START Collected data
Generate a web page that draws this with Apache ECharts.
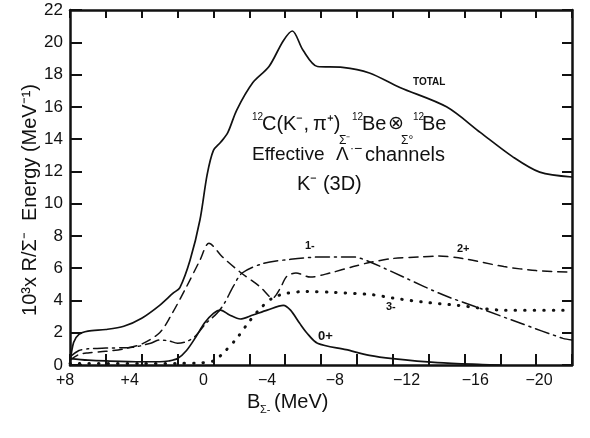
<!DOCTYPE html>
<html>
<head>
<meta charset="utf-8">
<script src="https://cdn.jsdelivr.net/npm/echarts@6/dist/echarts.min.js"></script>
<style>
  html, body { margin: 0; padding: 0; background: #fff; }
  #main { width: 590px; height: 438px; }
</style>
</head>
<body>
<div id="main"></div>
<script>
// binding energy B (MeV) and strength for each channel
var totalE = [8, 7.8, 7.5, 7, 6, 5, 4, 3, 2.25, 1.87, 1.3, 0.75, 0.35, 0, -0.4, -0.8, -1.3, -2.2, -3.1, -3.9, -4.4, -5, -5.8, -7.2, -8.7, -10.4, -13, -14.9, -16.7, -18.2, -20];
var totalR = [0.1, 1.4, 1.9, 2.1, 2.2, 2.4, 2.9, 3.7, 4.45, 4.8, 6.5, 9.0, 11.8, 13.3, 13.8, 14.4, 15.8, 17.5, 18.5, 20.1, 20.7, 19.5, 18.5, 18.45, 18.1, 17.2, 16.0, 14.4, 12.9, 11.95, 11.65];

var zeroE = [8, 7, 6, 4, 3, 2.5, 2, 1.5, 1, 0.5, 0, -0.4, -0.9, -1.5, -2.2, -3, -3.9, -4.3, -4.8, -5.2, -5.8, -7.4, -8.7, -10, -12.5, -15, -16];
var zeroR = [0.4, 0.3, 0.25, 0.2, 0.2, 0.25, 0.4, 0.9, 1.7, 2.6, 3.2, 3.4, 3.1, 2.85, 3.1, 3.4, 3.7, 3.4, 2.6, 2.0, 1.35, 0.95, 0.6, 0.4, 0.15, 0.03, 0];

var oneE = [8, 7.5, 7, 6, 4.5, 3.5, 3, 2.5, 2, 1.5, 1, 0.4, -0.2, -0.6, -1.1, -1.6, -2.8, -4.3, -6.1, -7.8, -8.7, -10.6, -12.8, -14.9, -17.1, -19.5, -20];
var oneR = [0.5, 0.9, 1.0, 1.05, 1.1, 1.35, 1.55, 1.5, 1.35, 1.45, 1.8, 2.6, 3.2, 3.8, 4.85, 5.7, 6.3, 6.55, 6.7, 6.7, 6.4, 5.45, 4.35, 3.5, 2.6, 1.65, 1.55];

var twoE = [8, 7.5, 7, 6, 5, 4, 3, 2.4, 1.5, 0.75, 0.25, -0.5, -1.5, -2.6, -3.3, -3.7, -4.1, -4.6, -5.4, -6.5, -7.8, -8.7, -10, -11.5, -12.5, -13.9, -16.2, -18, -20];
var twoR = [0.3, 0.65, 0.75, 0.85, 1.0, 1.3, 2.0, 3.0, 4.85, 6.5, 7.55, 6.7, 5.75, 4.85, 4.15, 4.7, 5.5, 5.7, 5.45, 5.7, 6.1, 6.35, 6.6, 6.7, 6.75, 6.6, 6.1, 5.85, 5.75];

var threeE = [8, 4, 2, 1, 0, -0.55, -1.3, -2.0, -2.7, -3.3, -4.1, -5.2, -6.7, -8.9, -10, -11.7, -13.6, -16.2, -19.5, -20];
var threeR = [0.1, 0.1, 0.1, 0.12, 0.25, 0.75, 1.65, 2.7, 3.6, 4.15, 4.45, 4.55, 4.5, 4.35, 4.15, 3.9, 3.7, 3.4, 3.4, 3.4];

var yTicks = [0, 2, 4, 6, 8, 10, 12, 14, 16, 18, 20, 22];
var xTicks = [8, 4, 0, -4, -8, -12, -16, -20];

function pairs(xs, ys) {
  var out = [];
  for (var i = 0; i < xs.length; i++) out.push([xs[i], ys[i]]);
  return out;
}

var ink = '#111';
var font = 'Liberation Sans';

function curve(name, xs, ys, type, width) {
  return {
    name: name,
    type: 'line',
    data: pairs(xs, ys),
    showSymbol: false,
    smooth: 0.3,
    silent: true,
    lineStyle: { color: ink, width: width || 1.6, type: type, cap: 'round' }
  };
}

function txt(x, y, s, size, weight) {
  return {
    type: 'text', left: x, top: y, silent: true,
    style: { text: s, fill: ink, font: (weight || 'normal') + ' ' + size + 'px "' + font + '"' }
  };
}

// x tick labels in the figure sit left of their ticks
var xShift = { '8': 5, '4': 12, '0': 10, '-4': 18, '-8': 22, '-12': 22, '-16': 25, '-20': 33 };
var xRich = {};
xTicks.forEach(function (v, i) {
  xRich['t' + i] = { color: ink, fontSize: 16, fontFamily: font, padding: [0, 2 * xShift[String(v)], 0, 0] };
});

var chart = echarts.init(document.getElementById('main'), null, { renderer: 'canvas' });

var option = {
  animation: false,
  backgroundColor: '#fff',
  grid: { left: 70, right: 18, top: 10, bottom: 73 },
  xAxis: [{
    type: 'value', min: -20, max: 8, interval: 2, inverse: true,
    axisLine: { onZero: false, lineStyle: { color: ink, width: 2.5 } },
    axisTick: { inside: true, length: 11, lineStyle: { color: ink, width: 2 } },
    splitLine: { show: false },
    axisLabel: {
      margin: 8,
      rich: xRich,
      formatter: function (v) {
        var i = xTicks.indexOf(v);
        if (i < 0) return '';
        var s = v > 0 ? '+' + v : (v < 0 ? '\u2212' + (-v) : '0');
        return '{t' + i + '|' + s + '}';
      }
    }
  }, {
    type: 'value', min: -20, max: 8, interval: 2, inverse: true, position: 'top',
    axisLine: { onZero: false, lineStyle: { color: ink, width: 2.5 } },
    axisTick: { inside: true, length: 8, lineStyle: { color: ink, width: 2 } },
    axisLabel: { show: false }, splitLine: { show: false }
  }],
  yAxis: [{
    type: 'value', min: 0, max: 22, interval: 2,
    axisLine: { onZero: false, lineStyle: { color: ink, width: 2.5 } },
    axisTick: { inside: true, length: 12, lineStyle: { color: ink, width: 2 } },
    splitLine: { show: false },
    axisLabel: {
      color: ink, fontSize: 17, fontFamily: font, margin: 7,
      formatter: function (v) { return yTicks.indexOf(v) >= 0 ? String(v) : ''; }
    }
  }, {
    type: 'value', min: 0, max: 22, interval: 2, position: 'right',
    axisLine: { onZero: false, lineStyle: { color: ink, width: 2.5 } },
    axisTick: { inside: true, length: 10, lineStyle: { color: ink, width: 2 } },
    axisLabel: { show: false }, splitLine: { show: false }
  }],
  series: [
    curve('TOTAL', totalE, totalR, 'solid', 1.7),
    curve('0+', zeroE, zeroR, 'solid', 1.7),
    curve('1-', oneE, oneR, [14, 5, 2, 5], 1.5),
    curve('2+', twoE, twoR, [9, 6], 1.5),
    curve('3-', threeE, threeR, [0.5, 9], 3)
  ],
  graphic: [
    // y axis title, rotated
    {
      type: 'text', x: 30, y: 200, rotation: Math.PI / 2, silent: true,
      style: {
        text: '10\u00b3x R/\u03a3\u207b  Energy (MeV\u207b\u00b9)', fill: ink,
        font: '20px "' + font + '"', align: 'center', verticalAlign: 'middle'
      }
    },
    // reaction: 12C(K-, pi+) Sigma- 12Be (x) Sigma0 12Be
    txt(252, 112, '12', 10), txt(262, 114, 'C(K\u207b,\u2009\u03c0\u207a)', 20),
    txt(339, 135, '\u03a3\u207b', 12), txt(352, 112, '12', 10), txt(362, 114, 'Be', 20),
    txt(388, 114, '\u2297', 19), txt(401, 135, '\u03a3\u00b0', 12), txt(413, 112, '12', 10), txt(422, 114, 'Be', 20),
    txt(252, 145, 'Effective', 19), txt(336, 145, '\u039b', 19), txt(350, 143, '\u00b7', 12),
    txt(354, 142, '\u2212', 14), txt(365, 145, 'channels', 20),
    txt(297, 174, 'K\u207b (3D)', 20),
    // curve tags
    txt(413, 77, 'TOTAL', 10, 'bold'),
    txt(305, 240, '1-', 11, 'bold'),
    txt(457, 243, '2+', 11, 'bold'),
    txt(386, 301, '3-', 11, 'bold'),
    txt(318, 330, '0+', 13, 'bold'),
    // x axis title
    txt(247, 392, 'B', 20), txt(260, 404, '\u03a3-', 11), txt(274, 392, '(MeV)', 20)
  ]
};

chart.setOption(option);
</script>
</body>
</html>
END Collected data
◆ **Task prompt**: Return, unchanged, the lines from the first line of the material through the line that holds "2.6, 1.65, 1.55];", inclusive, omitting pictures.

◆ **Correct response**:
Generate a web page that draws this with Apache ECharts.
<!DOCTYPE html>
<html>
<head>
<meta charset="utf-8">
<script src="https://cdn.jsdelivr.net/npm/echarts@6/dist/echarts.min.js"></script>
<style>
  html, body { margin: 0; padding: 0; background: #fff; }
  #main { width: 590px; height: 438px; }
</style>
</head>
<body>
<div id="main"></div>
<script>
// binding energy B (MeV) and strength for each channel
var totalE = [8, 7.8, 7.5, 7, 6, 5, 4, 3, 2.25, 1.87, 1.3, 0.75, 0.35, 0, -0.4, -0.8, -1.3, -2.2, -3.1, -3.9, -4.4, -5, -5.8, -7.2, -8.7, -10.4, -13, -14.9, -16.7, -18.2, -20];
var totalR = [0.1, 1.4, 1.9, 2.1, 2.2, 2.4, 2.9, 3.7, 4.45, 4.8, 6.5, 9.0, 11.8, 13.3, 13.8, 14.4, 15.8, 17.5, 18.5, 20.1, 20.7, 19.5, 18.5, 18.45, 18.1, 17.2, 16.0, 14.4, 12.9, 11.95, 11.65];

var zeroE = [8, 7, 6, 4, 3, 2.5, 2, 1.5, 1, 0.5, 0, -0.4, -0.9, -1.5, -2.2, -3, -3.9, -4.3, -4.8, -5.2, -5.8, -7.4, -8.7, -10, -12.5, -15, -16];
var zeroR = [0.4, 0.3, 0.25, 0.2, 0.2, 0.25, 0.4, 0.9, 1.7, 2.6, 3.2, 3.4, 3.1, 2.85, 3.1, 3.4, 3.7, 3.4, 2.6, 2.0, 1.35, 0.95, 0.6, 0.4, 0.15, 0.03, 0];

var oneE = [8, 7.5, 7, 6, 4.5, 3.5, 3, 2.5, 2, 1.5, 1, 0.4, -0.2, -0.6, -1.1, -1.6, -2.8, -4.3, -6.1, -7.8, -8.7, -10.6, -12.8, -14.9, -17.1, -19.5, -20];
var oneR = [0.5, 0.9, 1.0, 1.05, 1.1, 1.35, 1.55, 1.5, 1.35, 1.45, 1.8, 2.6, 3.2, 3.8, 4.85, 5.7, 6.3, 6.55, 6.7, 6.7, 6.4, 5.45, 4.35, 3.5, 2.6, 1.65, 1.55];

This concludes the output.